Upon leaving Minobu, he forgot the copy of the Lotus Sutra he had carried with him. The Daishonin sent this letter with the disciple he had dispatched to return Jōnin’s sutra copy to him. Therefore, though it bears no date, it is known to have been written in the third month of 1276.
In this letter, Nichiren Daishonin cautions Jōnin against forgetfulness, and praises his filial devotion to his deceased mother as well as his sincere faith. Citing examples from Chinese and Buddhist literature about forgetfulness, the Daishonin affectionately refers to Jōnin as “the most forgetful person in all Japan.” Next, he refers to a more serious kind of forgetfulness—forgetting the true meaning of the Buddha’s teachings. In this regard, he mentions the teachers of the True Word, Nembutsu, Zen, and Precepts schools of Buddhism. Worse yet, he says, are the scholars of the Lotus Sutra-based Tendai school and their followers who slander the Daishonin and side with the Nembutsu and other believers against him. The Daishonin describes them as “the greatest forgetters of all.”

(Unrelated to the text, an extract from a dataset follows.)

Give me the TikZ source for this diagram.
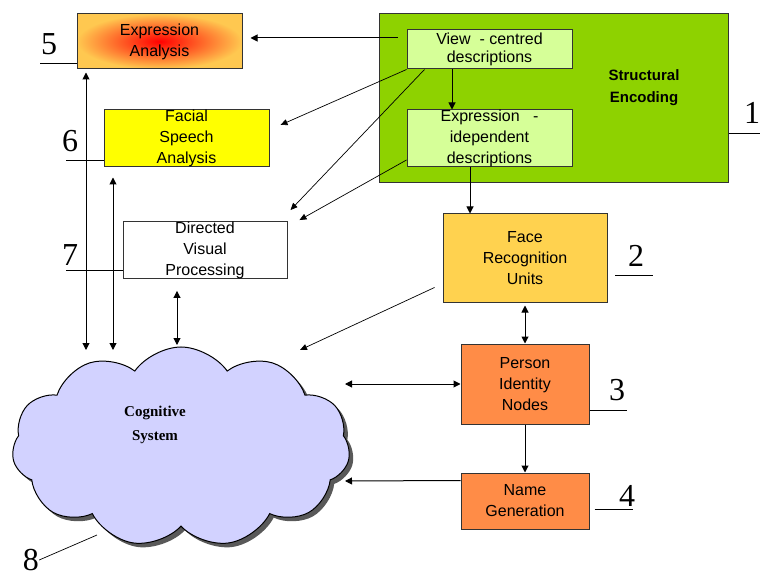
\documentclass[tikz,border=0pt]{standalone}
\usepackage{fontspec}
\setmainfont{Liberation Sans}
\newfontfamily\labelfont{Liberation Serif}
\usetikzlibrary{arrows.meta,shapes.symbols,shadows}

\definecolor{exprorange}{HTML}{FFC850}
\definecolor{facialyellow}{HTML}{FFFF00}
\definecolor{segreen}{HTML}{8ED200}
\definecolor{descgreen}{HTML}{D6FF98}
\definecolor{fruyellow}{HTML}{FFD24F}
\definecolor{pinorange}{HTML}{FF8C47}
\definecolor{cloudblue}{HTML}{D2D2FF}

\begin{document}
\begin{tikzpicture}[x=1pt, y=-1pt,
    box/.style={draw=black!80, line width=1pt, align=center, inner sep=0pt,
        font=\fontsize{16}{21}\selectfont},
    arr/.style={-{Triangle[length=7pt,width=7pt]}, line width=1pt},
    twoway/.style={{Triangle[length=7pt,width=7pt]}-{Triangle[length=7pt,width=7pt]}, line width=1pt},
    thin arr/.style={-{Triangle[length=7pt,width=6pt]}, line width=0.7pt},
    num/.style={font=\labelfont\fontsize{32}{32}\selectfont, inner sep=0pt},
    lead/.style={line width=1pt}]
    \useasboundingbox (0,0) rectangle (760,577);

    % Structural encoding
    \node[box, fill=segreen, minimum width=349pt, minimum height=169pt] (se) at (553.5,98.5) {};
    \node[font=\bfseries\fontsize{15}{22}\selectfont, align=center] (setext) at (644,88) {Structural\\Encoding};
    \node[box, fill=descgreen, minimum width=165pt, minimum height=39pt, font=\fontsize{16}{18}\selectfont] (view) at (489.5,49.5) {View\ \ - centred\\descriptions};
    \node[box, fill=descgreen, minimum width=165pt, minimum height=57pt] (indep) at (489.5,138.5) {Expression\ \ \ -\\idependent\\descriptions};

    % Functional boxes
    \node[box, inner color=red, outer color=exprorange, minimum width=165pt, minimum height=55pt] (expr) at (159.5,41.5) {Expression\\Analysis};
    \node[box, fill=facialyellow, minimum width=165pt, minimum height=57pt] (facial) at (186.5,138.5) {Facial\\Speech\\Analysis};
    \node[box, fill=white, minimum width=164pt, minimum height=56pt] (dvp) at (205,250) {Directed\\Visual\\Processing};
    \node[box, fill=fruyellow, minimum width=164pt, minimum height=88pt] (fru) at (525,258) {Face\\Recognition\\Units};
    \node[box, fill=pinorange, minimum width=128pt, minimum height=80pt] (pin) at (525,384) {Person\\Identity\\Nodes};
    \node[box, fill=pinorange, minimum width=128pt, minimum height=56pt] (name) at (525,501) {Name\\Generation};

    % Cognitive system
    \node[cloud, cloud puffs=11, cloud puff arc=110, cloud ignores aspect, draw, line width=1pt,
        fill=cloudblue, minimum width=338pt, minimum height=200pt,
        drop shadow={shadow xshift=4pt, shadow yshift=-4pt, fill=black!65, opacity=1}] (cog) at (181,447) {};
    \node[font=\labelfont\bfseries\fontsize{15}{24}\selectfont, align=center] (cogtext) at (155,425) {Cognitive\\System};
    \coordinate (cogA) at (86,350);
    \coordinate (cogB) at (113,350);
    \coordinate (cogC) at (177,345);
    \coordinate (cogD) at (300,350);
    \coordinate (cogE) at (345,384);
    \coordinate (cogF) at (345,481);

    % Connections
    \draw[arr, shorten <=9pt, shorten >=8pt] ([yshift=11.5pt]view.west) -- ([yshift=11.5pt]view.west -| expr.east);
    \draw[thin arr] (view.south west) -- ([xshift=11pt,yshift=13.5pt]facial.east);
    \draw[thin arr] ([xshift=18pt]view.south west) -- ([xshift=3pt,yshift=11pt]dvp.north east);
    \draw[thin arr] ([yshift=-21.5pt]indep.west) -- ([xshift=12pt,yshift=1pt]dvp.north east);
    \draw[arr] ([xshift=-37.5pt]view.south) -- ([xshift=-37.5pt]indep.north);
    \draw[arr] ([xshift=-55pt]fru.north |- indep.south) -- ([xshift=-55pt]fru.north);
    \draw[twoway, shorten <=3pt] (fru.south) -- (pin.north);
    \draw[arr] (pin.south) -- (name.north);
    \draw[thin arr] ([xshift=-8pt,yshift=15pt]fru.south west) -- (cogD);
    \draw[twoway] (pin.west) -- (cogE);
    \draw[arr] ([yshift=-8pt]name.north west) -- (cogF);
    \draw[twoway, shorten <=3pt] (cogA |- expr.south) -- (cogA);
    \draw[twoway, shorten <=10pt] (cogB |- facial.south) -- (cogB);
    \draw[twoway, shorten <=12pt] (cogC |- dvp.south) -- (cogC);

    % Numbered labels
    \node[num] (n1) at (752,113) {1};
    \draw[lead] ([yshift=-35.5pt]se.east) -- ++(32,0);
    \node[num] (n2) at (636,256) {2};
    \coordinate (n2a) at (615,276);
    \draw[lead] (n2a) -- ++(38,0);
    \node[num] (n3) at (617,390) {3};
    \draw[lead] ([yshift=-26pt]pin.east) -- ++(37,0);
    \node[num] (n4) at (627,496) {4};
    \draw[lead] ([xshift=5pt,yshift=-8pt]name.east) -- ++(38,0);
    \node[num] (n5) at (49,44) {5};
    \draw[lead] ([yshift=6pt]expr.south west) -- ++(-37,0);
    \node[num] (n6) at (70,141) {6};
    \draw[lead] ([yshift=7pt]facial.south west) -- ++(-38,0);
    \node[num] (n7) at (70,255) {7};
    \draw[lead] ([yshift=8pt]dvp.south west) -- ++(-57,0);
    \node[num] (n8) at (31,560) {8};
    \draw[line width=0.7pt] (n8.east) -- (97,535);
\end{tikzpicture}
\end{document}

The letter concludes with the Daishonin praising Jōnin’s devotion in making the difficult journey to Minobu with his mother’s ashes for a memorial service, pointing out that such sincere faith will enable both child and parent to attain Buddhahood together.

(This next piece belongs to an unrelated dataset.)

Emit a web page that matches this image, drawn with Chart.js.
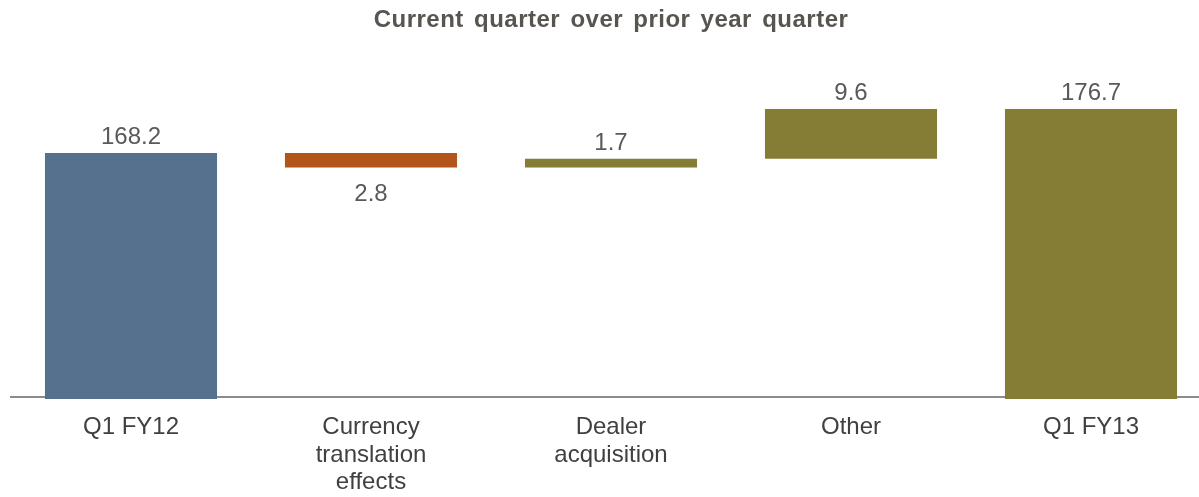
<!DOCTYPE html>
<html>
<head>
<meta charset="utf-8">
<title>Current quarter over prior year quarter</title>
<script src="https://cdn.jsdelivr.net/npm/chart.js@4/dist/chart.umd.min.js"></script>
<style>
    html, body { margin: 0; padding: 0; background: #fff; overflow: hidden; }
    #wrap { position: absolute; left: 0; top: 0; width: 1212px; height: 497px; }
</style>
</head>
<body>
<div id="wrap"><canvas id="bridgeChart"></canvas></div>
<script>
const TITLE = 'Current quarter over prior year quarter';
const categories = [['Q1 FY12'], ['Currency', 'translation', 'effects'], ['Dealer', 'acquisition'], ['Other'], ['Q1 FY13']];
const values = [168.2, -2.8, 1.7, 9.6, 176.7];
const isTotal = [true, false, false, false, true];
const barColors = ['#56718d', '#b3541a', '#857c35', '#857c35', '#857c35'];

const FONT = "'Liberation Sans', Arial, sans-serif";

// Build floating [from, to] ranges for the bridge
function buildRanges() {
    const ranges = [];
    let running = 0;
    values.forEach((v, i) => {
        if (isTotal[i]) {
            ranges.push([0, v]);
            running = v;
        } else {
            ranges.push([running, running + v]);
            running += v;
        }
    });
    return ranges;
}

const valueLabels = {
    id: 'valueLabels',
    afterDatasetsDraw(chart) {
        const ctx = chart.ctx;
        const meta = chart.getDatasetMeta(0);
        ctx.save();
        ctx.font = '24px ' + FONT;
        ctx.fillStyle = '#595959';
        ctx.textAlign = 'center';
        meta.data.forEach((bar, i) => {
            const text = Math.abs(values[i]).toFixed(1);
            const top = Math.min(bar.y, bar.base);
            const bottom = Math.max(bar.y, bar.base);
            if (values[i] < 0) {
                ctx.textBaseline = 'top';
                ctx.fillText(text, bar.x, bottom + 15);
            } else {
                ctx.textBaseline = 'alphabetic';
                ctx.fillText(text, bar.x, top - 9);
            }
        });
        ctx.restore();
    }
};

const chartTitle = {
    id: 'chartTitle',
    afterDraw(chart) {
        const ctx = chart.ctx;
        ctx.save();
        ctx.font = 'bold 24px ' + FONT;
        ctx.fillStyle = '#58544f';
        ctx.textAlign = 'center';
        ctx.textBaseline = 'alphabetic';
        ctx.letterSpacing = '0.5px';
        ctx.wordSpacing = '3px';
        ctx.fillText(TITLE, 611, 27);
        ctx.restore();
    }
};

new Chart(document.getElementById('bridgeChart'), {
    type: 'bar',
    data: {
        labels: categories,
        datasets: [{
            data: buildRanges(),
            backgroundColor: barColors,
            borderWidth: 0,
            borderSkipped: false,
            categoryPercentage: 1,
            barPercentage: 0.717,
            clip: { left: false, top: false, right: false, bottom: 2 }
        }]
    },
    options: {
        responsive: true,
        maintainAspectRatio: false,
        animation: false,
        layout: { padding: { top: 92, left: 11, right: 1, bottom: 0 } },
        plugins: {
            legend: { display: false },
            tooltip: { enabled: false },
            title: { display: false }
        },
        scales: {
            x: {
                z: 1,
                grid: { display: false, drawTicks: false },
                border: { display: true, color: '#8c8c8c', width: 2 },
                ticks: {
                    padding: 17,
                    color: '#404040',
                    font: { family: FONT, size: 24, lineHeight: 1.146 },
                    maxRotation: 0,
                    autoSkip: false
                },
                afterFit(scale) { scale.height = 100; }
            },
            y: {
                display: false,
                min: 121,
                max: 180
            }
        }
    },
    plugins: [valueLabels, chartTitle]
});
</script>
</body>
</html>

1. The twenty-fifth ruler (r. 494–468 b.c.e.) of the state of Lu, China. Confucius was a native of Lu in Duke Ai’s time.
2. Also known as Chūdapanthaka. See Chūdapanthaka in Glossary.
3. Toki Jōnin, the recipient of this letter.

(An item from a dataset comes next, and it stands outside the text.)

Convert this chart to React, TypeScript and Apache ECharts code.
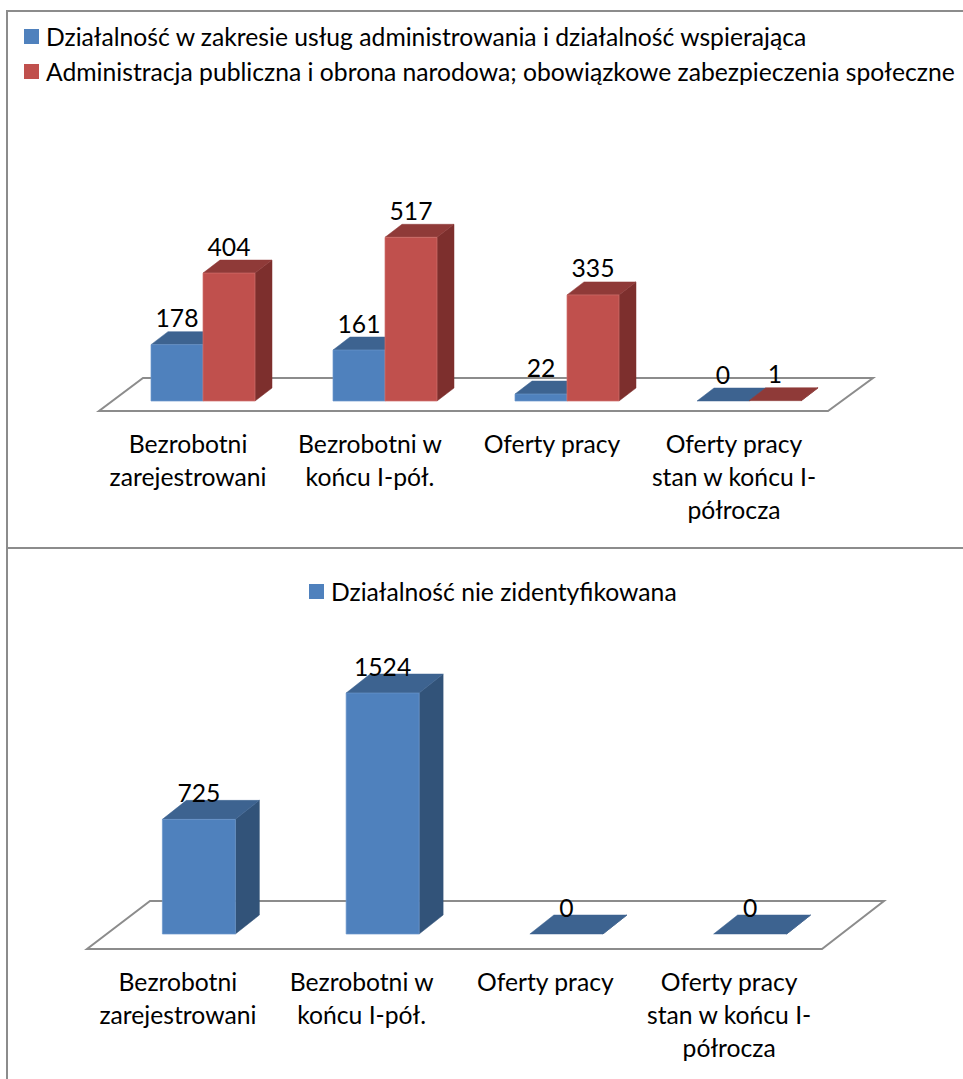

4. Those who heard the Lotus Sutra of Great Universal Wisdom Excellence Buddha from Shakyamuni when he was the sixteenth son of that Buddha in the remote past. According to the parable of the jewel in the robe related in the Lotus Sutra, just as an impoverished man was ignorant of the treasure he possessed, so the Buddha’s disciples were unaware that the Buddha had planted the seeds of Buddhahood in their lives.
5. The fifty-two stages of practice are of two kinds—that of the specific teaching and that of the perfect teaching. In the former, the first stage of development, and in the latter, the first stage of security, are 660regarded as the first stages of sages. In either case, it is indicated that Bodhisattva Ever Wailing and the others were at the stage of sages.
6. A meditation undisturbed by flames and heat. It is said that even the flames and heat of hell do not affect one who has obtained the fiery pit meditation.
7. En no Ubasoku (b. 634), also known as En no Ozunu, founded the Japanese Shugendō school, a quasi-Buddhist school that teaches ascetic practices in the mountains aimed at obtaining supernatural powers.
8. Kissen Shishi and Shōdai-nyo are the Japanese names for this couple. Their Sanskrit names are unknown.